Exercise prompt
Reproduce exactly only the lines from the line that holds "Emit a web page" to the line that holds "const purple = '#8e2585';", inclusive, in the listing below, and please leave out every picture.

Data supplied
........

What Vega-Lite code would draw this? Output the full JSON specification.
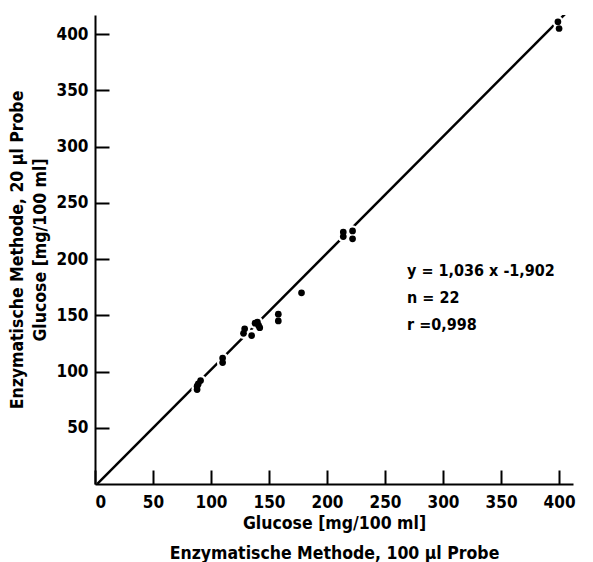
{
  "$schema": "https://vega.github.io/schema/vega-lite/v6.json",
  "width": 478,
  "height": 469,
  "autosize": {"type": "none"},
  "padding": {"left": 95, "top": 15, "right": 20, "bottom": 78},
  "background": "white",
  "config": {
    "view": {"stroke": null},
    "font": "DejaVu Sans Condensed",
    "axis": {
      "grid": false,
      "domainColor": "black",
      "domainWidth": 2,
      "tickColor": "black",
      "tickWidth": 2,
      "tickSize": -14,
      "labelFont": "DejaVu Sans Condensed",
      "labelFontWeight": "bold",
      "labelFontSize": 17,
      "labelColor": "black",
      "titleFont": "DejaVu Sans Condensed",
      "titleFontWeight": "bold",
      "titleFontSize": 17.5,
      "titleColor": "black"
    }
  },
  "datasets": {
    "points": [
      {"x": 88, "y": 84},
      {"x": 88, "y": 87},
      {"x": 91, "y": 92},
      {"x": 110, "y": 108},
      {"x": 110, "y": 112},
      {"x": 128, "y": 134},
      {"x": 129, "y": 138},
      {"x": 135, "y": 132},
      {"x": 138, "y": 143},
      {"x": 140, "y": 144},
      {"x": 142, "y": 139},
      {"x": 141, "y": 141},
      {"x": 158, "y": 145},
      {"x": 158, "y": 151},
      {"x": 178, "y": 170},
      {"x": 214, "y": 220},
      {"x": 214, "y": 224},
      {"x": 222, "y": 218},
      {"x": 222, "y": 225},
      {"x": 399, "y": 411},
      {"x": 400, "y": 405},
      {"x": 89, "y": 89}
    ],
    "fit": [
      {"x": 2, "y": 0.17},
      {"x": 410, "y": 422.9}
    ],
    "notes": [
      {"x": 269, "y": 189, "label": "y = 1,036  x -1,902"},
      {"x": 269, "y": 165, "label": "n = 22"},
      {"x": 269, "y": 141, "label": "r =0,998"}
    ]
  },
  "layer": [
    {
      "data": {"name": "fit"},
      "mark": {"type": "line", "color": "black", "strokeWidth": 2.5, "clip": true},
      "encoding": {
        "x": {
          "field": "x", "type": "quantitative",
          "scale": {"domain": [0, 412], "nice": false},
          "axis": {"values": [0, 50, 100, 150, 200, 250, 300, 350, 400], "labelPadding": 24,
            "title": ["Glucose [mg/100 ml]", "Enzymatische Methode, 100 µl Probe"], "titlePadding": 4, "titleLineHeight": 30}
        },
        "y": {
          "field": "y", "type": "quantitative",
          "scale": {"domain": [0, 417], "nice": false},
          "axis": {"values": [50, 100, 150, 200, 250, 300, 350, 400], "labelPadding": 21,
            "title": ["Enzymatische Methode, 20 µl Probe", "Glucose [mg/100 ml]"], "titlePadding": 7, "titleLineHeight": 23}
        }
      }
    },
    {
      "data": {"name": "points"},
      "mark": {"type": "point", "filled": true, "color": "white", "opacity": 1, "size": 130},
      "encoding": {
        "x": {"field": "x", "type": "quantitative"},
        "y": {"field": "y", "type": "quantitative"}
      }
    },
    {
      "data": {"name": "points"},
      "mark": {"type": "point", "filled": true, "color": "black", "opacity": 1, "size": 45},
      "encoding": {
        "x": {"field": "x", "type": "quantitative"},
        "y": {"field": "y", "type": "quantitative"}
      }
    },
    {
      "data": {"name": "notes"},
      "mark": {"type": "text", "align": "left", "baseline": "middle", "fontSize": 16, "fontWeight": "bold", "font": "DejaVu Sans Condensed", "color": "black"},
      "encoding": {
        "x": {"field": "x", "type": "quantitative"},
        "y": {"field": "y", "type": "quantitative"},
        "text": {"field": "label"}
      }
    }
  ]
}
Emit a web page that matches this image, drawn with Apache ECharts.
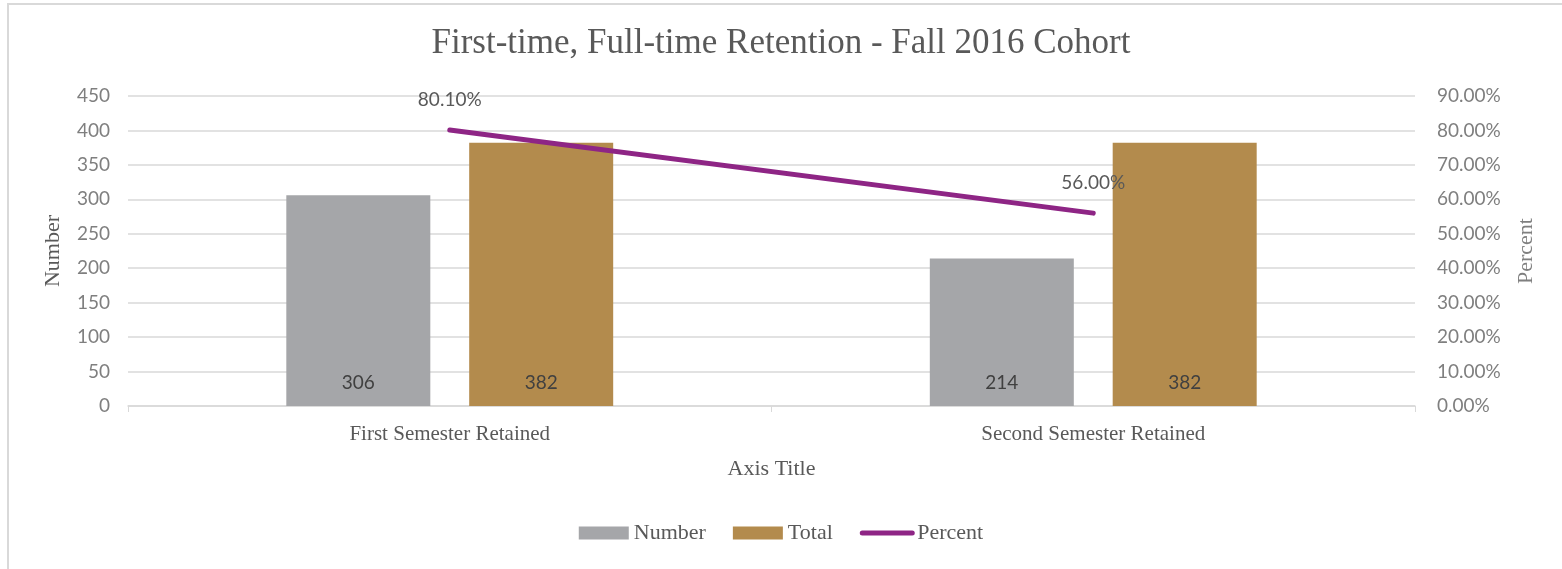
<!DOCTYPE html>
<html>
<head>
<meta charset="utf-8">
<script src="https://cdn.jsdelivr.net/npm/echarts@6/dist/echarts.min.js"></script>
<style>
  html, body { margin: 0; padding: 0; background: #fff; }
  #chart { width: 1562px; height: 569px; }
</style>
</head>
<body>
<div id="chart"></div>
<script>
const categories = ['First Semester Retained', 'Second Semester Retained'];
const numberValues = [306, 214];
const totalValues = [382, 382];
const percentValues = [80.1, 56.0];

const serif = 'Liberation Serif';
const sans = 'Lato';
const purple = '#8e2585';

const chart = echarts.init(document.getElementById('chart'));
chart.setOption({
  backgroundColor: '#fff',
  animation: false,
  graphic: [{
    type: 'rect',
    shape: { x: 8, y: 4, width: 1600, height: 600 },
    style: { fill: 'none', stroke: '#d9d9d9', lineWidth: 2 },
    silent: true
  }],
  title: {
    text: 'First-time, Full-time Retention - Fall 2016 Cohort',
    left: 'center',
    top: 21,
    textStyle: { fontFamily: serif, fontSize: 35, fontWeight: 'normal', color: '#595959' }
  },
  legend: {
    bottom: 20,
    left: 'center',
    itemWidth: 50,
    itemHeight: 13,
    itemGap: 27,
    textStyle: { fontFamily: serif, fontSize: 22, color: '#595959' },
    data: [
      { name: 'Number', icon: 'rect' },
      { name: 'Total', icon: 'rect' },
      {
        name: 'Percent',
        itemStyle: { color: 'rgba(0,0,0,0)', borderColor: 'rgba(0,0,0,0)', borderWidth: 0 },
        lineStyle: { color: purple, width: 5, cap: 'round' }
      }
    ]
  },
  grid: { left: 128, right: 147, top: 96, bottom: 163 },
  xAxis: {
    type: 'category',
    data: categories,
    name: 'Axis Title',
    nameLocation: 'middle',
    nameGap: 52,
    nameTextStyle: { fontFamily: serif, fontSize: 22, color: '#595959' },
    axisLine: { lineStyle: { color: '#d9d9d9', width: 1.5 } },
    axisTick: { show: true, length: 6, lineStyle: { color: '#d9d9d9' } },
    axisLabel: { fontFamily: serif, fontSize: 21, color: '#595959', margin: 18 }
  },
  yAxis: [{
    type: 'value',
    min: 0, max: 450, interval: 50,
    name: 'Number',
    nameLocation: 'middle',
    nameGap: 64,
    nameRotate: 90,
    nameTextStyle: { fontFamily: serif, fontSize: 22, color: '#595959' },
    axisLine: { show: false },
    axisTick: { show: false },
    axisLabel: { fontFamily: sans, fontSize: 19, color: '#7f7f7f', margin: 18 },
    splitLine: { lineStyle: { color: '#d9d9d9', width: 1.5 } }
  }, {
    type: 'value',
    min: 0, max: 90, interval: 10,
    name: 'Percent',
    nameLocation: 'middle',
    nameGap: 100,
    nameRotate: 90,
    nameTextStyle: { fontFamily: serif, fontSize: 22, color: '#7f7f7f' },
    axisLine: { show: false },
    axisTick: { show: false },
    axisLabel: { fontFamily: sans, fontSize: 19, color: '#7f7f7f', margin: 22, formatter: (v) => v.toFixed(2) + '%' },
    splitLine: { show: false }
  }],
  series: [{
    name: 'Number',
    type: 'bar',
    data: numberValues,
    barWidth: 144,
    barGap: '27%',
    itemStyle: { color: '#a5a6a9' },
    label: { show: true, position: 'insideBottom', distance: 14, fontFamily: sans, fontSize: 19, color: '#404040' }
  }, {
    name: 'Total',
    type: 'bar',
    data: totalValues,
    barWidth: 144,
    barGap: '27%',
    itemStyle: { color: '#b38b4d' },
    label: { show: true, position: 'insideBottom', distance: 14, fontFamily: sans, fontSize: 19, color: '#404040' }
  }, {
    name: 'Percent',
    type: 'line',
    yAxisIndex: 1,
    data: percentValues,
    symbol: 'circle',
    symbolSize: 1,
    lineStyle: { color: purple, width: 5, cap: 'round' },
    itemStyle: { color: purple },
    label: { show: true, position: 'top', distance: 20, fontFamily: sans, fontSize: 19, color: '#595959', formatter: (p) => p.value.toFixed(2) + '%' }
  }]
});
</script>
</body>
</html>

........

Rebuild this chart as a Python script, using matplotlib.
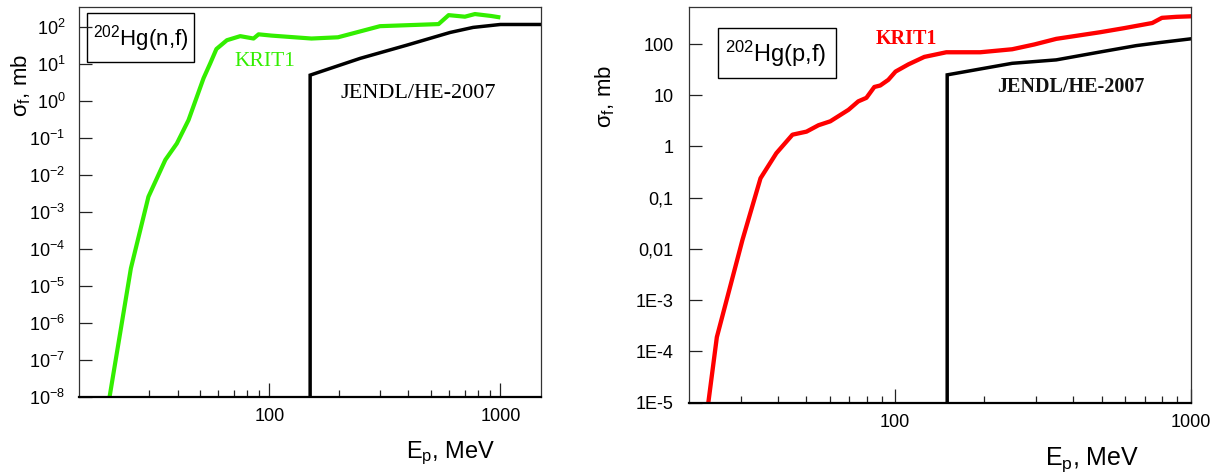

........

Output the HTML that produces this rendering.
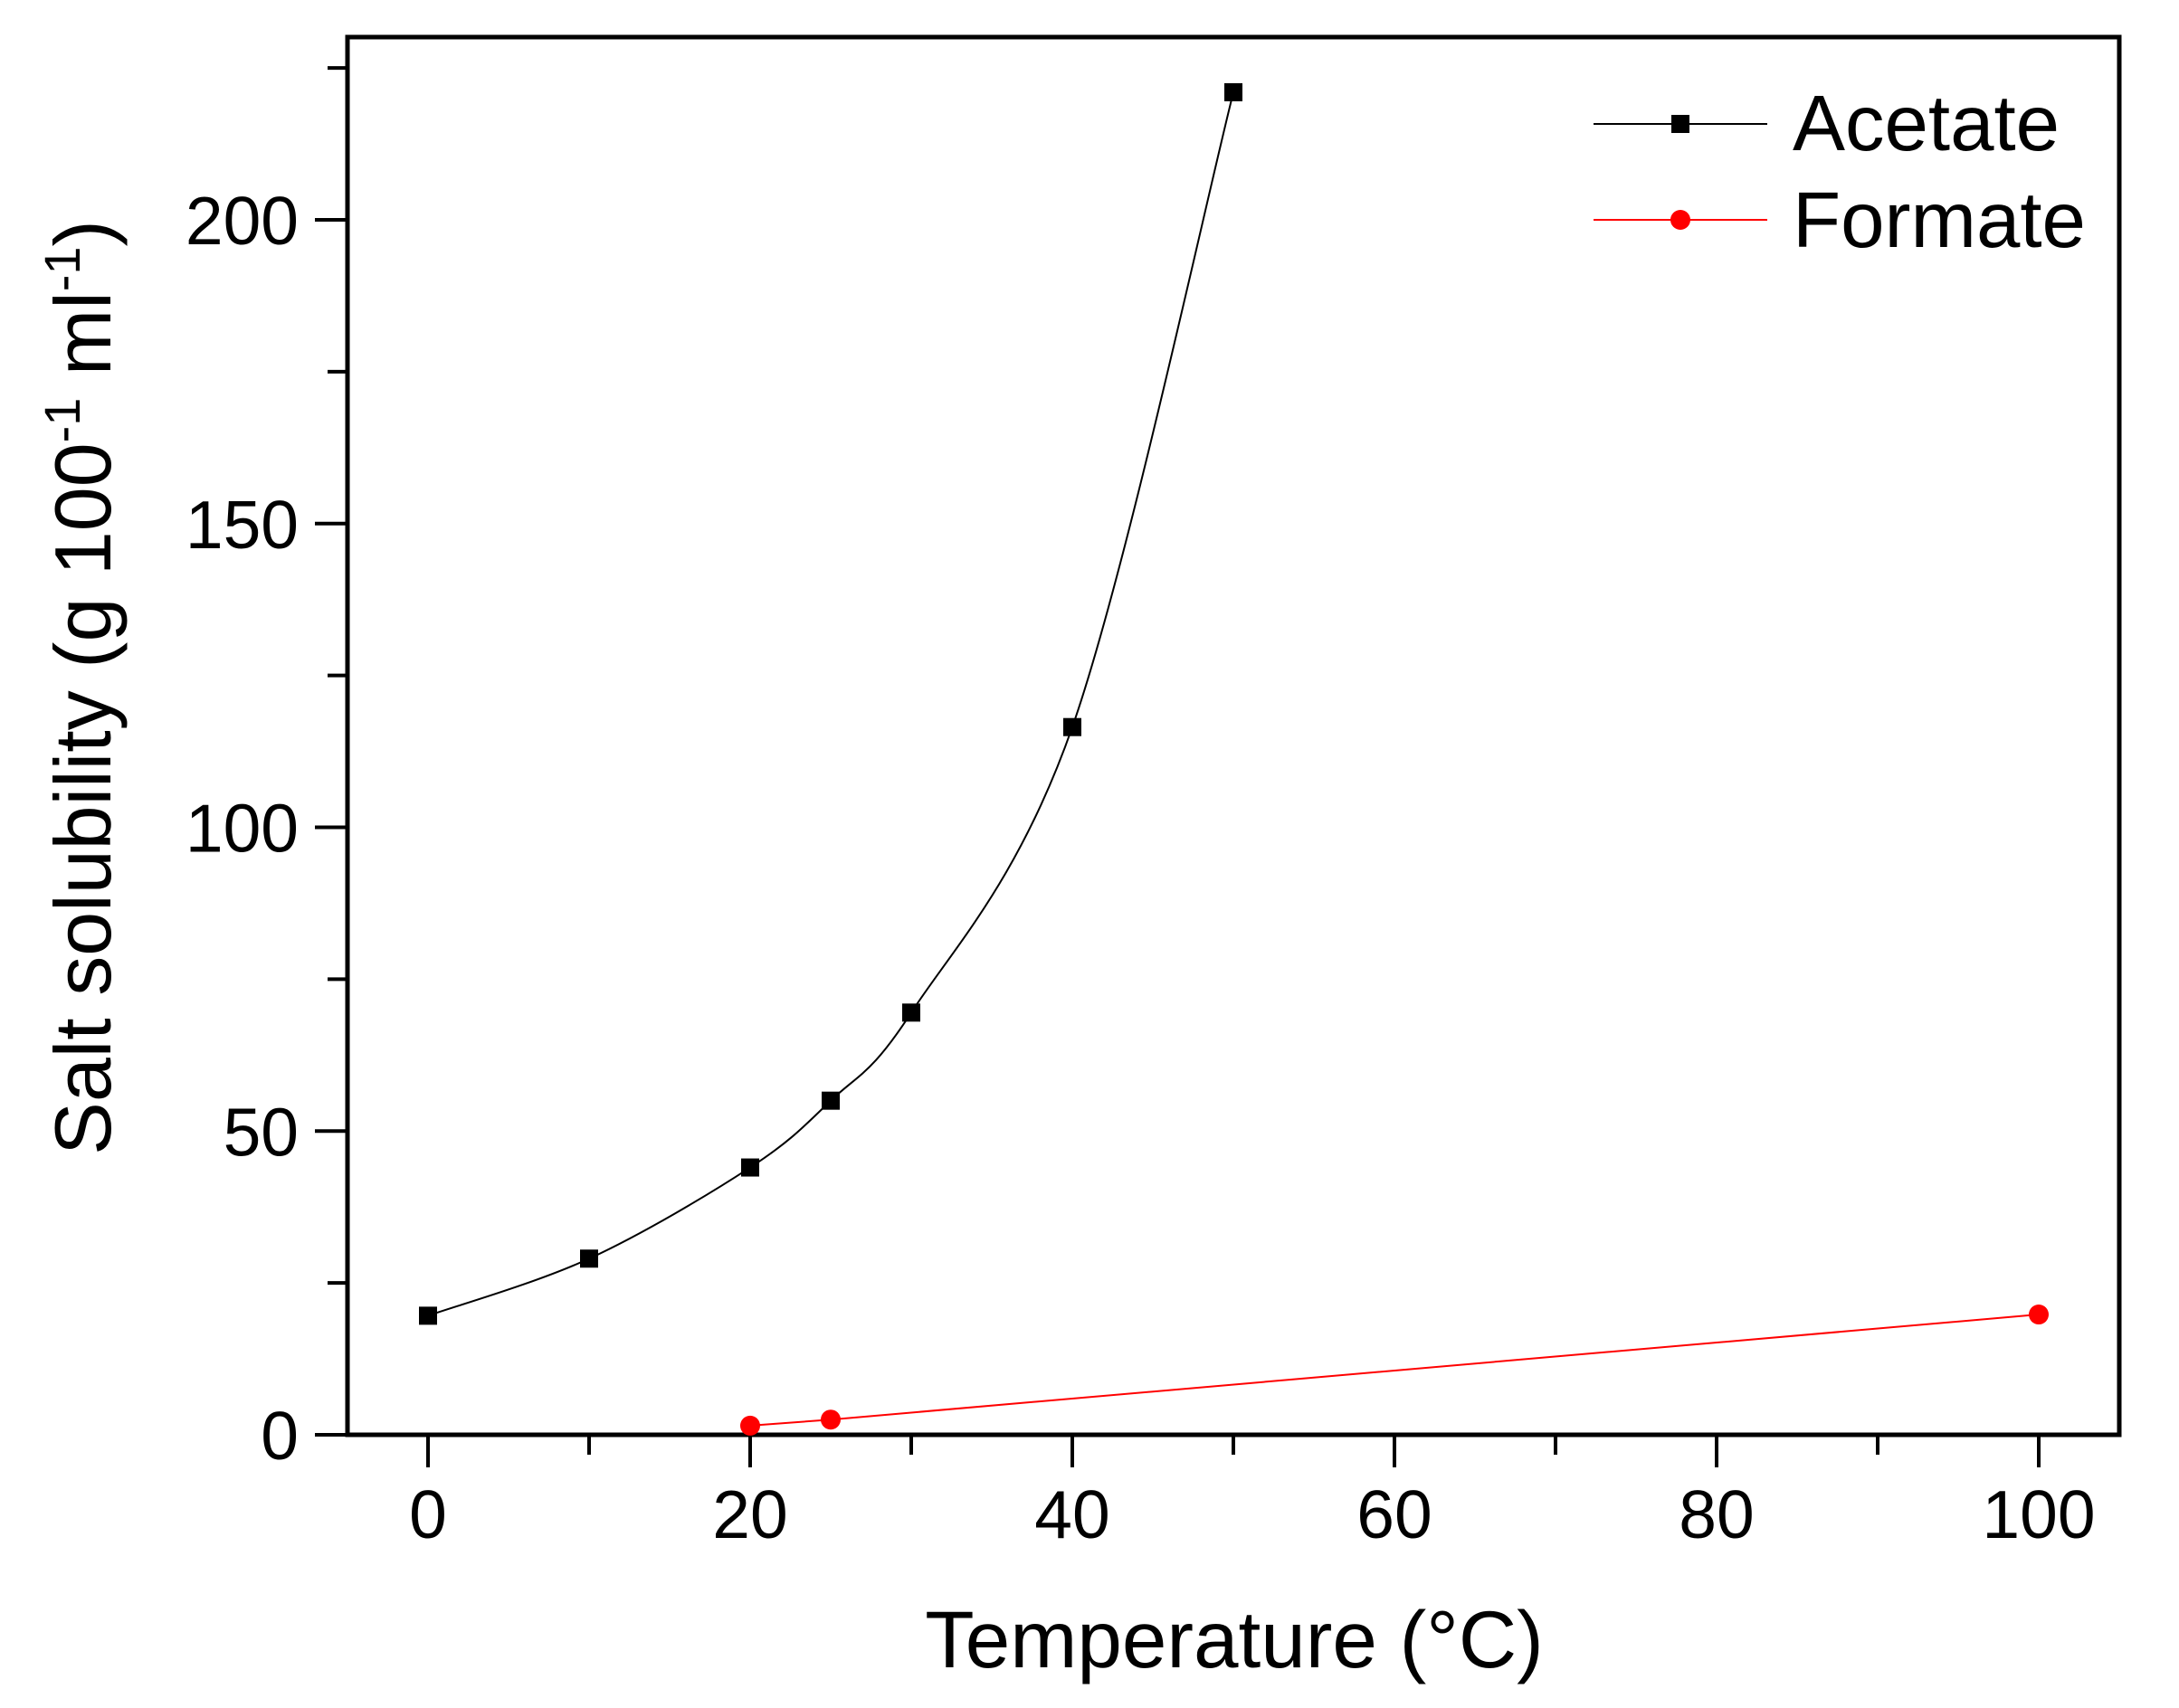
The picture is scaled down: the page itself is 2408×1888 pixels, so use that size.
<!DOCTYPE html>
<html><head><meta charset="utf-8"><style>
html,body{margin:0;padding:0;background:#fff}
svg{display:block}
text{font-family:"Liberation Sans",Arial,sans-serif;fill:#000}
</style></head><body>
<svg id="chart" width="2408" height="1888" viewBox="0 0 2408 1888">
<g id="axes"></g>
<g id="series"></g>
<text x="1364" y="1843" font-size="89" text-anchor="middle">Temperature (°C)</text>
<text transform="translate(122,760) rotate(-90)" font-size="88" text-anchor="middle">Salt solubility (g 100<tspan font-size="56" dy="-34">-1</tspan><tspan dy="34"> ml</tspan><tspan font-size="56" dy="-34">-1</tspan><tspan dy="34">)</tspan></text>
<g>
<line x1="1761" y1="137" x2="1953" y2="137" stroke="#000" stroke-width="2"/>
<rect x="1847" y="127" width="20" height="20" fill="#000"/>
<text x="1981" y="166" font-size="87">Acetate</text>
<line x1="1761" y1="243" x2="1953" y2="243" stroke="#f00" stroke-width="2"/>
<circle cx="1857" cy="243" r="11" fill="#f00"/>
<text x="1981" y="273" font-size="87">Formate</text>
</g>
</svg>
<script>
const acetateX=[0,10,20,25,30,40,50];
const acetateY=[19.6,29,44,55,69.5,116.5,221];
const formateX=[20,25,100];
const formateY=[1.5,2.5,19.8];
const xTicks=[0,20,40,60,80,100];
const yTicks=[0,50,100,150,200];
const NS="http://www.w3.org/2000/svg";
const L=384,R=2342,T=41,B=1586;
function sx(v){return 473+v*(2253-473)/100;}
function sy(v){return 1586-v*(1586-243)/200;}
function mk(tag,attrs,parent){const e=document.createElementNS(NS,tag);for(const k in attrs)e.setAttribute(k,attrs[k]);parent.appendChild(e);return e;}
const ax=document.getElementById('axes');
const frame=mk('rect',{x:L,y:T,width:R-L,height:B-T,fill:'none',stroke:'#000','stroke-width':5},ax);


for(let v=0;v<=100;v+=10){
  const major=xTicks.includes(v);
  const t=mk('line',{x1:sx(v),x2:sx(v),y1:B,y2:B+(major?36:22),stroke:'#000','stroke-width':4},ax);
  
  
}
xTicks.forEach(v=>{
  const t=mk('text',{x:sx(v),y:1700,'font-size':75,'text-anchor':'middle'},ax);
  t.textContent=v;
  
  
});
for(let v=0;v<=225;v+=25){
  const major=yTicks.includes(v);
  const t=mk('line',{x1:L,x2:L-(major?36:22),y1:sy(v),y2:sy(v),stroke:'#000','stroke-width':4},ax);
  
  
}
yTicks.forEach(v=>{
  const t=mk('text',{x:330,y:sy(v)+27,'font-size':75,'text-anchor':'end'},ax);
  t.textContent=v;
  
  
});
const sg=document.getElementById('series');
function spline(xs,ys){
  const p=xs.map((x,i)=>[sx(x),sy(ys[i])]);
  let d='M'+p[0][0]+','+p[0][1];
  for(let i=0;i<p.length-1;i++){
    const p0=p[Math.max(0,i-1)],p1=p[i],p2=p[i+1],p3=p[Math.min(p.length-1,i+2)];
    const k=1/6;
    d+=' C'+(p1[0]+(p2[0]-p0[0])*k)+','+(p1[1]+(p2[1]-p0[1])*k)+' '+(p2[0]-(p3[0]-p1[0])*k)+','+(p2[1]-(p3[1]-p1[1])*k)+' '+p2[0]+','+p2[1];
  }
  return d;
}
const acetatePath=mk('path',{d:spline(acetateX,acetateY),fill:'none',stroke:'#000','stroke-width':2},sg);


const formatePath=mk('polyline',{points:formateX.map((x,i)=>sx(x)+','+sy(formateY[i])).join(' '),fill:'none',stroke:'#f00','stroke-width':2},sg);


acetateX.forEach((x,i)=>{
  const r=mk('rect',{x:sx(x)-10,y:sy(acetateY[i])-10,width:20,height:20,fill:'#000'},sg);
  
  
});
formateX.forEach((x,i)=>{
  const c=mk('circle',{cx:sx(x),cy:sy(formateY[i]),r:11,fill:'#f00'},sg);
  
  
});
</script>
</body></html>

........

Solved exercise
Emit a web page that matches this image, drawn with Apache ECharts.
<!DOCTYPE html>
<html>
<head>
<meta charset="utf-8">
<script src="https://cdn.jsdelivr.net/npm/echarts@6/dist/echarts.min.js"></script>
<style>
  html, body { margin: 0; padding: 0; background: #fff; }
  #chart { width: 1562px; height: 569px; }
</style>
</head>
<body>
<div id="chart"></div>
<script>
const categories = ['First Semester Retained', 'Second Semester Retained'];
const numberValues = [306, 214];
const totalValues = [382, 382];
const percentValues = [80.1, 56.0];

const serif = 'Liberation Serif';
const sans = 'Lato';
const purple = '#8e2585';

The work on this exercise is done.